----- DATA EXCERPT
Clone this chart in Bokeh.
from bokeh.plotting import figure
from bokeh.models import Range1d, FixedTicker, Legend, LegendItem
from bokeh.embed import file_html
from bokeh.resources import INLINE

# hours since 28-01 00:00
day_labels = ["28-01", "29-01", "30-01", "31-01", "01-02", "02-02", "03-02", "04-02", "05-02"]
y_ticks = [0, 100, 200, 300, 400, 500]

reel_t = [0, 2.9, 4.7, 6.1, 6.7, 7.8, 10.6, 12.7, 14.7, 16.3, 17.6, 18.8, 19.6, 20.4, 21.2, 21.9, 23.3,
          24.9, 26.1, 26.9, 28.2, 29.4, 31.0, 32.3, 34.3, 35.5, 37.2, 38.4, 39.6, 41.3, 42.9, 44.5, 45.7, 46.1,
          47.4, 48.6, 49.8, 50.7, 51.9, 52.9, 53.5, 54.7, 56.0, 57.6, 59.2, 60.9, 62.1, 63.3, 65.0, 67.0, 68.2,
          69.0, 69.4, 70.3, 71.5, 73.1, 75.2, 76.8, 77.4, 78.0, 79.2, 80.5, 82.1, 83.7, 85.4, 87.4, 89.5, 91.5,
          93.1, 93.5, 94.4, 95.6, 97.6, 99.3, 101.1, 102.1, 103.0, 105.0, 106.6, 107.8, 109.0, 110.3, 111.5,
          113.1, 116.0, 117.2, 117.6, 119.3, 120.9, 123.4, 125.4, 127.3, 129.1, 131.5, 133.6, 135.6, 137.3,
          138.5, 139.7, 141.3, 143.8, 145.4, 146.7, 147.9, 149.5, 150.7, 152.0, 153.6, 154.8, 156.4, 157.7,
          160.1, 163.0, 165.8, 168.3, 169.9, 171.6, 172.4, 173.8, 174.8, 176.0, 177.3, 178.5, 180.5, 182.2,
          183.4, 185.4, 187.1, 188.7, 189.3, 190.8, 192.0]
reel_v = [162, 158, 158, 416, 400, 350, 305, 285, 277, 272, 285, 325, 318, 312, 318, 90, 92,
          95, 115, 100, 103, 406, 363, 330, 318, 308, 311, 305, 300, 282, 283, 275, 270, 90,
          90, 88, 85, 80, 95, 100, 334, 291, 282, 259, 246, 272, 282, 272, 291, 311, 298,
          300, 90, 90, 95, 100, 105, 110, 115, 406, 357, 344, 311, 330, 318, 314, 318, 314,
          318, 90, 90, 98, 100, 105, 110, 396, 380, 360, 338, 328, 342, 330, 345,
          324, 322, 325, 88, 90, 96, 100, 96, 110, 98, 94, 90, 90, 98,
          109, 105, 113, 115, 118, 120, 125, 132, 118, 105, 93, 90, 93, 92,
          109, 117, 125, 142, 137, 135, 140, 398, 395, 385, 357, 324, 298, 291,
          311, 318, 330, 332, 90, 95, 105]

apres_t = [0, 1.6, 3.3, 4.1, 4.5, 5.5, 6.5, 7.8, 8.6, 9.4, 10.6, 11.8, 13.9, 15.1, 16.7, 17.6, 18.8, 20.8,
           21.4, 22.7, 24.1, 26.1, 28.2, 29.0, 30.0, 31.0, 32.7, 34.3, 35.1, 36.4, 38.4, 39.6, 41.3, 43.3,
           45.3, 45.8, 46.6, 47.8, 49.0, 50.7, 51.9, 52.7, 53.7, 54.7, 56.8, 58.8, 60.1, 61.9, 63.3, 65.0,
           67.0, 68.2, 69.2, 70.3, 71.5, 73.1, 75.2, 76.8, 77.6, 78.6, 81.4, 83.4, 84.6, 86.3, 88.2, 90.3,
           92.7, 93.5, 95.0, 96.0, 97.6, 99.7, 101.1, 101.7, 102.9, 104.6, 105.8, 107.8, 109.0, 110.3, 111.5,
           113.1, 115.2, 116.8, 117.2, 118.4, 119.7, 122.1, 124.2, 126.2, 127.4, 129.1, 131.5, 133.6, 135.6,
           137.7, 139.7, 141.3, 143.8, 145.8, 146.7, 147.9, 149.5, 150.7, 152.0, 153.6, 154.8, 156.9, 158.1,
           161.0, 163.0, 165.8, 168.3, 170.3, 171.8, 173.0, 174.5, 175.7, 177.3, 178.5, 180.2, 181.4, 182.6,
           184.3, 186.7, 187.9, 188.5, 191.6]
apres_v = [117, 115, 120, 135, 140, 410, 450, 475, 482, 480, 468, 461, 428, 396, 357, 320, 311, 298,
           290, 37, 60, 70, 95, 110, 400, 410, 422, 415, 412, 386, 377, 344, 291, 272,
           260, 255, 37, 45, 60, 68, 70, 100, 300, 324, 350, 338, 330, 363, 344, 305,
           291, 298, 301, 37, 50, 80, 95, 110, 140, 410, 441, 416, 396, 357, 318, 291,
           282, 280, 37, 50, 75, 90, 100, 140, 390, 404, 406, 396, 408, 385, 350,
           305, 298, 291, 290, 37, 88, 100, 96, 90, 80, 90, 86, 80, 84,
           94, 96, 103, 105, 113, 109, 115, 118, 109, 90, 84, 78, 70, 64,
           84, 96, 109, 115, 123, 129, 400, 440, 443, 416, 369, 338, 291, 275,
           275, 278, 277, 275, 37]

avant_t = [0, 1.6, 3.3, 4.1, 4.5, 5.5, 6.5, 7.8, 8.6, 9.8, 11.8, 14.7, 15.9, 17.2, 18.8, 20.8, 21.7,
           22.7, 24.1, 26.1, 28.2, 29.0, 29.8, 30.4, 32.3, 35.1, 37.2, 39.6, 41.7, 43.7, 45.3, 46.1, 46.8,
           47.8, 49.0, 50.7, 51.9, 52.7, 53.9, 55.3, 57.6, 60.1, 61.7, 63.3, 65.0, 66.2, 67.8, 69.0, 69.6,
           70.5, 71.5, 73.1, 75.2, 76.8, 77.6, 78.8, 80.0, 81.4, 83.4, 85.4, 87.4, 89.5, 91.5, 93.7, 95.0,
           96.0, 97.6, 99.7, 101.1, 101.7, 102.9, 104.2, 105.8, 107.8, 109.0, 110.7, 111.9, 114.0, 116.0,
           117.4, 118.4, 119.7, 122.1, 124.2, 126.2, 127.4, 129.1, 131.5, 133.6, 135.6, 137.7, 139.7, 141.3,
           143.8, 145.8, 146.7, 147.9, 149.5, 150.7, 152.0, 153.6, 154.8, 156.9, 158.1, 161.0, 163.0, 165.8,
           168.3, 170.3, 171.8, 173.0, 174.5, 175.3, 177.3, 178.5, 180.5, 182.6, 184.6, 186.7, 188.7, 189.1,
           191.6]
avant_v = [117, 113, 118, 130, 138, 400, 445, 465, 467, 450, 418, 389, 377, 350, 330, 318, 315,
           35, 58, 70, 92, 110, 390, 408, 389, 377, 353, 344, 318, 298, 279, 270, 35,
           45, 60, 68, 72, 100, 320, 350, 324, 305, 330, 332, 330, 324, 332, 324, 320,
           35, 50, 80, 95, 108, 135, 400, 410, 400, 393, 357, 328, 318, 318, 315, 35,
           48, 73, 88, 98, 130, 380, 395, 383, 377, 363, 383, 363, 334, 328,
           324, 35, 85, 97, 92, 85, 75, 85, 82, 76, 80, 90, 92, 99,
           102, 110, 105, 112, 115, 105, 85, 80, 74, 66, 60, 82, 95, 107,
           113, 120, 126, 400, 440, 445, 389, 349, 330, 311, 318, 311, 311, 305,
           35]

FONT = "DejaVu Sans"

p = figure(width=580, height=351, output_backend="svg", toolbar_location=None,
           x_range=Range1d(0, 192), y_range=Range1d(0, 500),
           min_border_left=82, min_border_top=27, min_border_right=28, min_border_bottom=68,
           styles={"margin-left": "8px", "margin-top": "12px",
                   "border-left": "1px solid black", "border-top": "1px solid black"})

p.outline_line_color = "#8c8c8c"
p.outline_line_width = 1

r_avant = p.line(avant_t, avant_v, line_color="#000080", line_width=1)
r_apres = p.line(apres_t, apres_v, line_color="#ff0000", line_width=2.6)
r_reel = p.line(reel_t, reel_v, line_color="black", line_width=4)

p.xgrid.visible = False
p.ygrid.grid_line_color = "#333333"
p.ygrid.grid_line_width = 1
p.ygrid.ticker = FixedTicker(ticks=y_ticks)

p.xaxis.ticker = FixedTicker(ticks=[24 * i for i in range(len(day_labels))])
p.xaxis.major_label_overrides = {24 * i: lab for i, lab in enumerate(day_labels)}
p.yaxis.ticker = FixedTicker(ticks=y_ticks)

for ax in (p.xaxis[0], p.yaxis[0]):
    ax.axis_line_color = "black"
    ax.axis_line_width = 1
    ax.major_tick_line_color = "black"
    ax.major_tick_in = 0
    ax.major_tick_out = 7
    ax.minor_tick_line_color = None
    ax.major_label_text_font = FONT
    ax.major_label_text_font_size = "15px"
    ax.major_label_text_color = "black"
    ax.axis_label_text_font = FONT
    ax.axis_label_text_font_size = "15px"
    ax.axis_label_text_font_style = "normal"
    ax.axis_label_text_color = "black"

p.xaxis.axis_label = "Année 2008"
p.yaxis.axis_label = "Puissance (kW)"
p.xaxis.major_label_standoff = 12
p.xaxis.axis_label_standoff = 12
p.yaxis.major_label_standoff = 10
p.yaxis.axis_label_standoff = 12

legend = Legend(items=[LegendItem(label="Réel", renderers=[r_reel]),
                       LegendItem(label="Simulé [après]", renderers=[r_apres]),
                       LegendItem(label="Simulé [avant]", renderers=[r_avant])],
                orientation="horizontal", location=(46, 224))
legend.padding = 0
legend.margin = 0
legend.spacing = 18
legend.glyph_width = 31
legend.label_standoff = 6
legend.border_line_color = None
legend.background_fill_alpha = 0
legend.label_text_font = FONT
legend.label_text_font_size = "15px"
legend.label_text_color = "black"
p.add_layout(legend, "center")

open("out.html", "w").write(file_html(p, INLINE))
----------
* REQUIRED WORK *
Reprint the data above from the opening line to the line holding "y_ticks = [0, 100, 200, 300, 400, 500]", inclusive, and nothing else.

* EXERCISE RESULT *
Clone this chart in Bokeh.
from bokeh.plotting import figure
from bokeh.models import Range1d, FixedTicker, Legend, LegendItem
from bokeh.embed import file_html
from bokeh.resources import INLINE

# hours since 28-01 00:00
day_labels = ["28-01", "29-01", "30-01", "31-01", "01-02", "02-02", "03-02", "04-02", "05-02"]
y_ticks = [0, 100, 200, 300, 400, 500]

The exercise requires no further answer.